To-day the parts are reversed, and M. Waddington, contends for a degree of stringency of which in actual warfare there has been no example. The difficulty which both Governments have experienced in conducting the correspondence about rice has arisen from their own expressions, a little too unguarded and unqualified on former occasions. In 1870 the French Government used arguments which, if well-founded, now put M. Waddington out of court; and with reference to the same dispute the attorney-general employed in the House of Commons language which furnishes M. Waddington with almost his only plausible reasons. Had the latter made more extensive researches than he seems to have done he might, perhaps, have found in English state papers expressions as much in favor of his view as those which he quotes.

Apart from so-called authorities, the question scarcely admits of serious argument.

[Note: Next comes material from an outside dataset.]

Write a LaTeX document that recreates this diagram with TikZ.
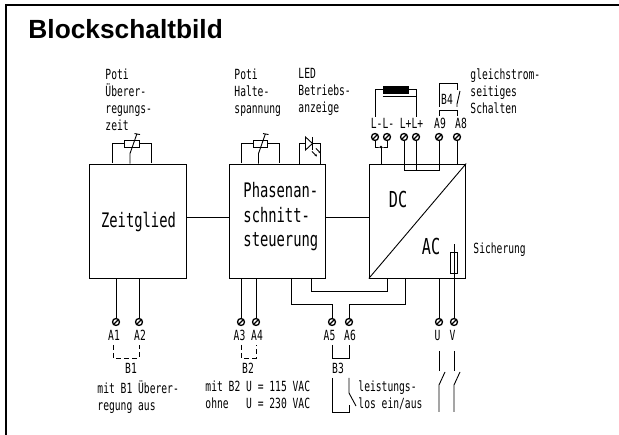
\documentclass[tikz,border=0pt]{standalone}
\usepackage{fontspec}
\setmainfont{Liberation Sans}
\newfontfamily\cadfont[FakeStretch=0.69]{DejaVu Sans Mono}
\usetikzlibrary{calc,positioning}
\usetikzlibrary{arrows.meta}
\newcommand{\cadsmall}{\cadfont\fontsize{14}{17}\selectfont}
\newcommand{\cadbig}{\cadfont\fontsize{20}{24.5}\selectfont}

\begin{document}
\begin{tikzpicture}%
  [x=1pt,y=-1pt,line width=0.9pt,node font=\cadsmall,
   block/.style={rectangle,draw,minimum width=96.5pt,minimum height=114pt,inner sep=0pt},
   term/.style={circle,draw,fill=white,line width=1.3pt,minimum size=7pt,inner sep=0pt,
     path picture={\draw[line width=1.3pt] (path picture bounding box.south west)
       -- (path picture bounding box.north east);}},
   lab/.style={anchor=base,inner sep=0pt},
   txt/.style={anchor=north west,align=left,inner sep=0pt}]

  \useasboundingbox (0,0) rectangle (619,435);

  \node (frameTL) at (6,5) [inner sep=0pt] {};
  \coordinate (frameTR) at (619,5);
  \coordinate (frameBL) at (6,435);
  \draw[line width=1.6pt] (frameBL) -- (frameTL.center) -- (frameTR);

  \node (title) at (28,39) [anchor=base west,inner sep=0pt,
        font=\rmfamily\bfseries\fontsize{26.3}{30}\selectfont] {Blockschaltbild};

  \node (Zeit) at (138,221) [block] {};
  \node (Phase) at (277.5,221) [block] {};
  \node (Conv) at (417.5,221) [block] {};

  \node (ZeitTxt) at (138.5,228) [lab,font=\cadbig] {Zeitglied};
  \node (PhaseTxt) at (243,182) [txt,font=\cadbig] {Phasenan-\\schnitt-\\steuerung};
  \node (DCTxt) at (398,208) [lab,font=\cadbig\fontsize{22}{24}\selectfont] {DC};
  \node (ACTxt) at (431,255) [lab,font=\cadbig\fontsize{22}{24}\selectfont] {AC};

  \draw ($(Zeit.east)+(0,-3.5)$) -- ($(Phase.west)+(0,-3.5)$);
  \draw ($(Phase.east)+(0,-3.5)$) -- ($(Conv.west)+(0,-3.5)$);
  \draw (Conv.south west) -- (Conv.north east);

  \node (txtPotiZ) at (105,68) [txt] {Poti\\Überer-\\regungs-\\zeit};
  \node (txtPotiH) at (234,68) [txt] {Poti\\Halte-\\spannung};
  \node (txtLED) at (298,68) [txt] {LED\\Betriebs-\\anzeige};
  \node (txtGleich) at (470,68) [txt] {gleichstrom-\\seitiges\\Schalten};
  \node (txtSich) at (473,242) [txt] {Sicherung};

  % Potis
  \node (PotiZ) at (132,143.5) [rectangle,draw,minimum width=14.5pt,minimum height=7pt,inner sep=0pt] {};
  \node (PotiH) at (260.5,143.5) [rectangle,draw,minimum width=14.5pt,minimum height=7pt,inner sep=0pt] {};
  \draw (PotiZ.west) -| ($(Zeit.north)+(-25.5,-0.5)$);
  \draw (PotiZ.east) -| ($(Zeit.north)+(13,-0.5)$);
  \draw ($(Zeit.north)+(-8,0)$) -- ++(0,-10) -- ++(7,-20) ++(-2.5,0) -- ++(5.5,1);
  \draw (PotiH.west) -| ($(Phase.north)+(-36.5,-0.5)$);
  \draw (PotiH.east) -| ($(Phase.north)+(1.5,-0.5)$);
  \draw ($(Phase.north)+(-19,0)$) -- ++(0,-10) -- ++(7,-20) ++(-2.5,0) -- ++(5.5,1);

  % LED
  \node (LED) at (309,143.5) [inner sep=0pt,minimum size=1pt] {};
  \draw ($(Phase.north)+(21.5,0)$) |- ($(LED)+(-3.5,0)$);
  \draw ($(Phase.north)+(42.5,0)$) |- ($(LED)+(3.5,0)$);
  \draw ($(LED)+(-3.5,-6.5)$) -- ($(LED)+(-3.5,6.5)$) -- ($(LED)+(3.5,0)$) -- cycle;
  \draw ($(LED)+(3.5,-6.5)$) -- ($(LED)+(3.5,6.5)$);
  \draw[-{Stealth[length=2.5pt,width=2.5pt]}] ($(LED)+(3,8)$) -- ++(5,5);
  \draw[-{Stealth[length=2.5pt,width=2.5pt]}] ($(LED)+(7,5)$) -- ++(5,5);

  % Anschluesse oben
  \node (Lm1) at (375,137) [term] {};
  \node (Lm2) at (387,137) [term] {};
  \node (Lp1) at (404,137) [term] {};
  \node (Lp2) at (416,137) [term] {};
  \node (A9) at (439,137) [term] {};
  \node (A8) at (457,137) [term] {};

  \node (txtLm) at (382.5,129) [lab] {L-L-};
  \node (txtLp) at (411.5,129) [lab] {L+L+};
  \node (txtA9) at (440,129) [lab] {A9};
  \node (txtA8) at (461,129) [lab] {A8};

  \coordinate (Lm) at (381,147);
  \draw (Lm1) |- (Lm) -| (Lm2);
  \draw (Lm) -- (Lm |- Conv.north);
  \fill (Lm) circle (1.3pt);
  \coordinate (LpDown) at (404,170);
  \draw (Lp1) -- (LpDown) -| (A9);
  \draw (Lp2) -- (Lp2 |- LpDown);
  \draw (A8) -- (A8 |- Conv.north);

  % Drossel
  \node (Coil) at (395.5,89.5) [rectangle,draw,fill=black,minimum width=25pt,minimum height=7pt,inner sep=0pt] {};
  \coordinate (CoilL) at (375,117);
  \coordinate (CoilR) at (416,117);
  \draw (Coil.west) -| (CoilL);
  \draw (Coil.east) -| (CoilR);
  \draw (Coil.south west) ++(0,3) -- ++(33,0);

  % B4
  \node (txtB4) at (447,105) [lab] {B4};
  \coordinate (B4a) at (439,107);
  \coordinate (B4b) at (457,90);
  \draw (B4a) |- (457,83) -- (B4b);
  \draw (460,91) -- (457,104) -- (457,107);
  \draw (439,116) |- (457,110) -- (457,116);

  % Sicherung
  \node (Fuse) at (454,262.5) [rectangle,draw,minimum width=6.5pt,minimum height=21pt,inner sep=0pt] {};
  \coordinate (FuseTop) at (454,244);

  % Anschluesse unten
  \node (A1) at (116,322) [term] {};
  \node (A2) at (139,322) [term] {};
  \node (A3) at (241,322) [term] {};
  \node (A4) at (256,322) [term] {};
  \node (A5) at (332,322) [term] {};
  \node (A6) at (349,322) [term] {};
  \node (U) at (439,322) [term] {};
  \node (V) at (454,322) [term] {};

  \node (txtA1) at (114,341) [lab] {A1};
  \node (txtA2) at (140,341) [lab] {A2};
  \node (txtA3) at (239.5,341) [lab] {A3};
  \node (txtA4) at (257,341) [lab] {A4};
  \node (txtA5) at (329.5,341) [lab] {A5};
  \node (txtA6) at (350,341) [lab] {A6};
  \node (txtU) at (437.5,341) [lab] {U};
  \node (txtV) at (452.5,341) [lab] {V};

  \draw (A1) -- (A1 |- Zeit.south);
  \draw (A2) -- (A2 |- Zeit.south);
  \draw (A3) -- (A3 |- Phase.south);
  \draw (A4) -- (A4 |- Phase.south);
  \draw (U) -- (U |- Conv.south);
  \draw (V) -- (FuseTop);

  \coordinate (ph1) at (291,278);
  \coordinate (ph2) at (311,278);
  \coordinate (co1) at (387,278);
  \coordinate (co2) at (405,278);
  \draw (ph1) |- (332,304) -- (A5);
  \draw (ph2) |- (387,291) -- (co1);
  \draw (co2) |- (349,304) -- (A6);

  % Bruecken
  \draw[dash pattern=on 5pt off 3pt] (113,345) |- (139,358) -- (139,345);
  \draw[dash pattern=on 5pt off 3pt] (241,345) |- (256,358) -- (256,345);
  \draw (332,345) |- (349,358) -- (349,345);

  \node (txtB1) at (131,374) [lab] {B1};
  \node (txtB2) at (248,374) [lab] {B2};
  \node (txtB3) at (338,374) [lab] {B3};

  \node (txtMit1) at (97,380) [txt] {mit B1 Überer-\\regung aus};
  \node (txtMit2) at (205,380) [txt] {mit B2 U = 115 VAC\\ohne\ \ \ U = 230 VAC};
  \node (txtLeist) at (358,380) [txt] {leistungs-\\los ein/aus};

  % Schalter
  \draw (332,378) -- (332,412) -- (349,412) -- (349,405);
  \draw (349,378) -- (349,393) -- (356,406);
  \draw (439,351) -- (439,371);
  \draw (445,372) -- (439,385) -- (439,412);
  \draw (454,351) -- (454,371);
  \draw (460,372) -- (454,385) -- (454,412);

\end{tikzpicture}
\end{document}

It would be an intolerable hardship to neutrals that commerce of an essentially pacific character should be restricted, and that a large civil population should be deprived of food because a portion of the supply might go to feed soldiers or sailors. Are non-combatants to be starved because perchance combatants may be injured also? We all recognize the right of the prize courts of belligerents to decide, within well-known limits, what seizures are legitimate. Probably no one, however, until M. Waddington formulated the claim, thought of maintaining that neutrals were bound to acquiesce in such a decision, though given in violation of the recognized principles of international law.

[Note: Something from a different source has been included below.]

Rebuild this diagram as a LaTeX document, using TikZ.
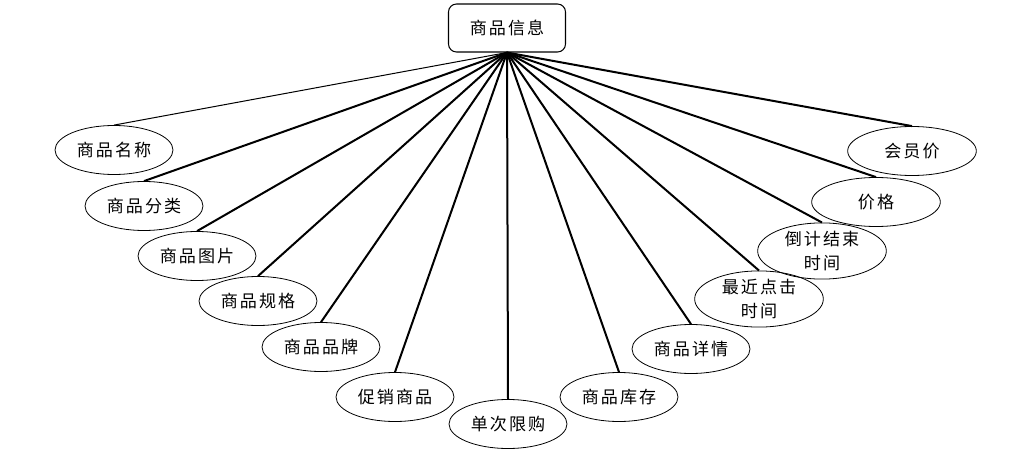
\documentclass[tikz,border=0pt]{standalone}
\usepackage{fontspec}
\usetikzlibrary{shapes.geometric}
\newfontfamily\cjk[LetterSpace=12]{Noto Sans CJK SC}
\begin{document}
\begin{tikzpicture}[x=0.75pt, y=-0.75pt, line width=1.5pt,
  every node/.style={font=\cjk\fontsize{12.8}{18}\selectfont, align=center},
  entity/.style={draw, rounded corners=6pt, line width=0.8pt, minimum width=87.75pt, minimum height=36pt},
  attr/.style={draw, ellipse, line width=0.6pt, inner sep=0pt, minimum width=88.5pt, minimum height=36.75pt},
  wide/.style={minimum width=96.5pt}]
  \useasboundingbox (0,0) rectangle (1026,460);
  \node[entity] (info) at (507,28) {商品信息};
  \node[attr] (mingcheng) at (114,150) {商品名称};
  \node[attr] (fenlei) at (144,206) {商品分类};
  \node[attr] (tupian) at (197,256) {商品图片};
  \node[attr] (guige) at (258,301) {商品规格};
  \node[attr] (pinpai) at (321,347) {商品品牌};
  \node[attr] (cuxiao) at (395,397) {促销商品};
  \node[attr] (xiangou) at (508,424) {单次限购};
  \node[attr] (kucun) at (619,397) {商品库存};
  \node[attr] (xiangqing) at (691,349) {商品详情};
  \node[attr, wide] (dianji) at (759,299) {最近点击\\时间};
  \node[attr, wide] (daoji) at (822,251) {倒计结束\\时间};
  \node[attr, wide] (jiage) at (876,202) {价格};
  \node[attr, wide] (huiyuan) at (912,151) {会员价};
  % connectors
  \draw[line width=0.75pt] (info.south) -- (mingcheng.north);
  \draw (info.south) -- (fenlei.north);
  \draw (info.south) -- (tupian.north);
  \draw (info.south) -- (guige.north);
  \draw (info.south) -- (pinpai.north);
  \draw (info.south) -- (cuxiao.north);
  \draw (info.south) -- (xiangou.north);
  \draw (info.south) -- (kucun.north);
  \draw (info.south) -- (xiangqing.north);
  \draw (info.south) -- (dianji.north);
  \draw (info.south) -- (daoji.north);
  \draw (info.south) -- (jiage.north);
  \draw (info.south) -- (huiyuan.north);
\end{tikzpicture}
\end{document}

In regard to a second point of difference disclosed in this correspondence, our Government appear to be right. To owners of ships and insurance companies it was obviously of great consequence to know whether vessels which sailed with contraband of war prior to the date at which the French Government announced their intention of exercising the right of search were liable to capture. M. Ferry admitted no relaxation in favor of such vessels; liability to seizure accrued, he contended, at the time when belligerents officially announced their intention to exercise the right. Lord Granville’s remonstrance seems very fair. The French Government, for reasons of their own, advisedly abstained from making a declaration of war, and in consequence our Government did not issue, as a warning to English subjects, the usual proclamation of neutrality.

It seems harsh and unfair that ship-owners or shippers of cargo who, in reliance on this state of things, dispatched cargoes should be affected by a notice which they had no reason to expect when the vessels were laden and put to sea. A third point of some interest is raised in the correspondence, and as to it, also, Lord Granville appears to be in the right.

The French Government claimed, at a time when there was no declaration of war, to establish what is called, in singularly infelicitous language, a “pacific blockade” of the island of Formosa, and to capture English vessels which attempted to force the lines. Lord Granville disputed, and, as we think, rightly, this somewhat novel contention. While ready to admit that a state of war existed in Chinese waters, and that belligerents and neutrals alike ought to accept the consequences, he objected to English vessels being liable to seizure in a time of peace. A study of the correspondence will excite very mixed feelings.

It is satisfactory to observe that the English Government have throughout the negotiations upheld sound principles; but to us, who may at any time be in the position of France, it is not satisfactory to find that in regard to elementary questions of international law deep-seated differences of opinion should exist. It is only too plain that it is useless to try to reconcile what writers and statesmen have said; they have, in fact, said generally what interest dictated.

Of the various forms of charlatanism, one of the most shallow is that which assumes that somewhere there exists a perfect system of international law. It is still inchoate, and to a remarkably large extent in a fluid and uncertain state. But, having regard to pronounced tendencies, we must, whether for our advantage or disadvantage, look forward to the prospect of neutrals claiming and enjoying larger rights than belligerents have been in the past disposed to accord them.